Миша-Яша был настоящим моряком с большим одесским юмором, и мы с ним дружили.
Ввиду наличия молодой жены наш дед старался поддерживать спортивную форму. В Гибралтаре он приобрел кроссовки и красивые спортивные трусы с голубой полоской. И каждое утро в любую погоду он перед завтраком бегал по переходному мостику пару километров. Благо волна до переходного мостика редко доставала даже в штормовую погоду. Пёс его в этом моционе не участвовал, лежал где-нибудь на палубе в теньке и тоскливо следил за хозяином, чтобы тот случайно куда-нибудь не убежал.
Палубы надстроек на нашем судне были обшиты деревом. Поэтому собака, хоть и с трудом, но могла жить на этом пароходе. На судах, где все палубы просто железные, собаки, как и кошки, жить не могут. Начинают быстро чахнуть и умирают собачьей смертью.
Байкал от тоски по суше и от безделья растолстел до 90 кг и заметно отупел.
Как-то мне потребовался зачем-то старший механик. Я пошел к нему в каюту в кормовую надстройку. Постучал в дверь – тишина. Дверь в каюту открыта. Наверно, думаю, лежит в спальне на кровати и дремлет. Захожу в каюту и иду по направлению к спальне. В это время дверь спальни открывается, из неё быстрым строевым шагом выходит Байкал, подходит ко мне и без единого предупреждения кусает за правую ногу повыше колена. Тут же мгновенно получает сокрушительный удар кулаком между ушей.

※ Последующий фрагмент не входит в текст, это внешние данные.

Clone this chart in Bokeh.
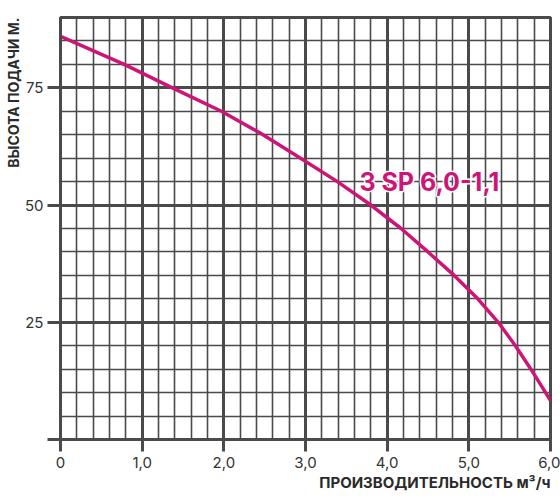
import numpy as np
from bokeh.plotting import figure
from bokeh.models import FixedTicker, Title
from bokeh.core.properties import value
from bokeh.embed import file_html
from bokeh.resources import INLINE

# pump curve 3 SP 6,0-1,1
flow = [0, 0.78, 1.37, 1.97, 2.45, 2.94, 3.39, 3.8, 4.17, 4.5, 4.82, 5.11, 5.36, 5.57, 5.76, 5.94, 6.0]
head = [86, 80, 75, 70, 65.3, 60, 55, 50, 45, 40, 35, 30, 25, 20, 15, 10, 8.3]
model_name = "3 SP 6,0-1,1"

x_ticks = [0, 1, 2, 3, 4, 5, 6]
x_tick_labels = ["0", "1,0", "2,0", "3,0", "4,0", "5,0", "6,0"]
y_ticks = [0, 25, 50, 75]
y_tick_labels = ["", "25", "50", "75"]
x_title = "ПРОИЗВОДИТЕЛЬНОСТЬ м³/ч"
y_title = "ВЫСОТА ПОДАЧИ М."

GRID = "#4a4a4a"
PINK = "#cf1478"
FONT = "Inter"

p = figure(width=560, height=504, x_range=(0, 6), y_range=(0, 90),
           output_backend="svg", toolbar_location=None,
           min_border_left=60, min_border_right=10,
           min_border_top=17, min_border_bottom=65)

# grid: thick lines on major ticks, thin ones between
p.xgrid.ticker = FixedTicker(ticks=x_ticks, minor_ticks=list(np.arange(0, 6.01, 0.2)))
p.ygrid.ticker = FixedTicker(ticks=y_ticks, minor_ticks=list(range(0, 91, 5)))
for g in (p.xgrid, p.ygrid):
    g.grid_line_color = GRID
    g.grid_line_width = 3
    g.minor_grid_line_color = GRID
    g.minor_grid_line_width = 1.6

p.outline_line_color = GRID
p.outline_line_width = 3
p.outline_line_alpha = 1

p.xaxis.ticker = FixedTicker(ticks=x_ticks)
p.xaxis.major_label_overrides = dict(zip(x_ticks, x_tick_labels))
p.yaxis.ticker = FixedTicker(ticks=y_ticks)
p.yaxis.major_label_overrides = dict(zip(y_ticks, y_tick_labels))

for ax in (p.xaxis, p.yaxis):
    ax.axis_line_color = GRID
    ax.axis_line_width = 3
    ax.major_tick_line_color = GRID
    ax.major_tick_line_width = 3
    ax.major_tick_in = 0
    ax.minor_tick_out = 0
    ax.minor_tick_in = 0
    ax.major_label_text_font = FONT
    ax.major_label_text_font_size = "15px"
    ax.major_label_text_color = "#333333"

p.xaxis.major_tick_out = 12
p.xaxis.major_label_standoff = 5
p.yaxis.major_tick_out = 13
p.yaxis.major_label_standoff = 4

# axis names as right/top aligned titles
p.add_layout(Title(text=x_title, align="right", text_font=FONT, text_font_size="15px",
                   text_font_style="bold", text_color="#2a2a2a", standoff=0), "below")
p.add_layout(Title(text=y_title, align="right", text_font=FONT, text_font_size="14px",
                   text_font_style="bold", text_color="#2a2a2a", standoff=0), "left")

p.line(flow, head, line_color=PINK, line_width=3.5)

# white halo under the model name, then the name itself
p.text(x=[3.66], y=[55.0], text=[model_name], text_font=value(FONT),
       text_font_style="bold", text_font_size="25px", text_color="white",
       text_baseline="alphabetic", text_outline_color="white")
p.text(x=[3.66], y=[55.0], text=[model_name], text_font=value(FONT),
       text_font_style="bold", text_font_size="25px", text_color=PINK,
       text_baseline="alphabetic")

open("out.html", "w").write(file_html(p, INLINE))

После этого пропущенного встречного удара пёс уже не в состоянии был продолжать поединок. Он отпустил моё колено, как-то неуверенно повернулся и, покачиваясь и приволакивая задние лапы, зашёл обратно в спальню и лёг на коврик – явный нокдаун. Но, и моя рука после этого удара стала синеватого цвета: голова у пса оказалась твёрдой, как камень, и массивной, как у медведя.
Я понял намёк, что деда в каюте нет, и вышел на кормовую палубу. Тут стоит Миша-Яша с системным механиком Гришей Адмаевым.
Дед увидел мои продырявленные форменные брюки и следы крови. «Что случилось, Володя?» – « лушай, Михаил Яковлевич, твой немец хуже американцев. Прокусил мне колено. И, главное, никаких предупредительных выстрелов! Сразу стрельба на поражение».
Дед выволок собаку на палубу и заставил извиниться. Пёс виновато лёг у моих ног, прижав уши и закрыв глаза. Казалось, что после удара у него болела голова.
С тех пор пёс старался не приближаться ко мне. Если мы встречались где-нибудь в узком месте, он ложился на палубу в уголке, закрывал глаза и так лежал, пока я не пройду.
Вот такой был морской пёс.
Чтобы вполне оформить эту главу, расскажу ещё пару случаев из мира животных.
Мы часто подолгу стояли на якоре в 61-й точке в море Альборан. До сих пор помню, что для отдачи якоря мы выходили в точку с подходящими глубинами по двум радиолокационным расстояниям: до мыса Лос-Фрайлес – 11,9 мили, до мыса Килатес – 12,3 мили.
Осенью через Гибралтарский пролив и море Альборан из Европы в Северную Африку летят многочисленные стаи перелётных птиц самых разных видов. Однажды при сильном южном ветре большая стая филинов приземлилась на наш танкер перед рассветом. Видимо, при прокладке курса в Африку они не учли сильный встречный ветер и не успели до рассвета преодолеть оставшиеся 12 миль. А для них, думаю, это около часа лёта.